→ AIM OF THE EXERCISE: Retype nothing but the lines from the start of the material up to and including the line with "const yTicks = [135, 150, 165, 180, 195, 210];". Pictures don't belong in the copy.

→ DATA PROVIDED:

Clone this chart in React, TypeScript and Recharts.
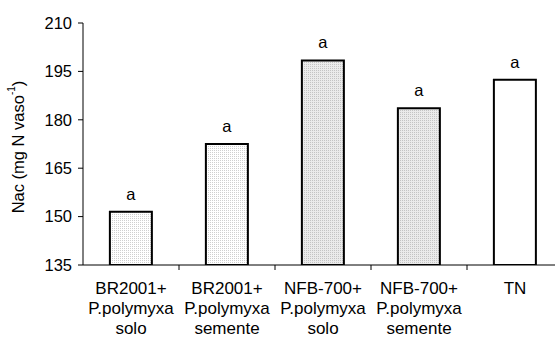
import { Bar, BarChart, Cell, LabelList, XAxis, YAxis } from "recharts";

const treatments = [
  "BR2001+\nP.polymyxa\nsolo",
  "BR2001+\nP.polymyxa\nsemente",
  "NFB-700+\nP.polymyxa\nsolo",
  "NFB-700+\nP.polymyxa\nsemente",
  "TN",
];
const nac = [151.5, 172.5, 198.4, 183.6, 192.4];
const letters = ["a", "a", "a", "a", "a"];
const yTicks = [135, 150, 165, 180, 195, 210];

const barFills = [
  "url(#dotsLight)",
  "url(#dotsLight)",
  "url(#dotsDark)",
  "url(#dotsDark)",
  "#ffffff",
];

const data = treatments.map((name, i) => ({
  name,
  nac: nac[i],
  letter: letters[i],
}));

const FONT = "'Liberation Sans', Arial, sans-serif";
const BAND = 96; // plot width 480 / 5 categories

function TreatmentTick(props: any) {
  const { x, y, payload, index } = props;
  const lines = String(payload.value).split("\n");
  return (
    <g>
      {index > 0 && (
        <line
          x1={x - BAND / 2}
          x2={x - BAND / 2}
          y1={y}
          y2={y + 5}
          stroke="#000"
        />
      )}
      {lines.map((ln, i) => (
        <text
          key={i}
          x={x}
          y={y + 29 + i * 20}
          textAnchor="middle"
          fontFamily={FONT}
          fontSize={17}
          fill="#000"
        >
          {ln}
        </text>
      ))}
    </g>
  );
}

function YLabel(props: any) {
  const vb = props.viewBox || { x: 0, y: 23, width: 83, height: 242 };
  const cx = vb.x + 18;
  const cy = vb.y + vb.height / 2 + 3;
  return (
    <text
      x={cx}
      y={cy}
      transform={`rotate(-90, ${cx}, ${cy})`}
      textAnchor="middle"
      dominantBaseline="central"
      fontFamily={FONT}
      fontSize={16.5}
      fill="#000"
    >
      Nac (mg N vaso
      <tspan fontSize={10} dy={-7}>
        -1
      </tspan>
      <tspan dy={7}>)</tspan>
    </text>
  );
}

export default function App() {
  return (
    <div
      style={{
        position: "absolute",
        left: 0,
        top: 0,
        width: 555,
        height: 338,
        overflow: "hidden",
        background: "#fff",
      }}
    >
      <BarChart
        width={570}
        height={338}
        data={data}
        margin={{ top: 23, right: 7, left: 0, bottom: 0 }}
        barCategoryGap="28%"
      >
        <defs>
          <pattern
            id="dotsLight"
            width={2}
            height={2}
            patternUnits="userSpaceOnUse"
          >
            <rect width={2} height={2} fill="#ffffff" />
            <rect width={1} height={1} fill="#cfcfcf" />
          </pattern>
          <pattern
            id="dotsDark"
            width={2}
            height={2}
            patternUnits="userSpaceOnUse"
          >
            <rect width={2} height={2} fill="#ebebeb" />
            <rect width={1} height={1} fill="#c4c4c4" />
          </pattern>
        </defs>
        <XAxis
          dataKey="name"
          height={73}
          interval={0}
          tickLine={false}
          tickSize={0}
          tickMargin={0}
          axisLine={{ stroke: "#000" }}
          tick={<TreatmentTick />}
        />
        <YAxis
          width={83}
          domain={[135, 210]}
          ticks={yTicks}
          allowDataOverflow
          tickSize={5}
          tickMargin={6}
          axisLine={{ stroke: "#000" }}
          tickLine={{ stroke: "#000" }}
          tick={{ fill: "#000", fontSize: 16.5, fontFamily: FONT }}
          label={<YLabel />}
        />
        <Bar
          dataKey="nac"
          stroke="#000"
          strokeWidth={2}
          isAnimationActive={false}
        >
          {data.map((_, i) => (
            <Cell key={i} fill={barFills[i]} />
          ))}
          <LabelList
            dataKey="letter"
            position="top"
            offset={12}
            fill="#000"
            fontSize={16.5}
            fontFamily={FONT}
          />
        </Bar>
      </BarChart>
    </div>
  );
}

→ CORRECT ANSWER:
Clone this chart in React, TypeScript and Recharts.
import { Bar, BarChart, Cell, LabelList, XAxis, YAxis } from "recharts";

const treatments = [
  "BR2001+\nP.polymyxa\nsolo",
  "BR2001+\nP.polymyxa\nsemente",
  "NFB-700+\nP.polymyxa\nsolo",
  "NFB-700+\nP.polymyxa\nsemente",
  "TN",
];
const nac = [151.5, 172.5, 198.4, 183.6, 192.4];
const letters = ["a", "a", "a", "a", "a"];
const yTicks = [135, 150, 165, 180, 195, 210];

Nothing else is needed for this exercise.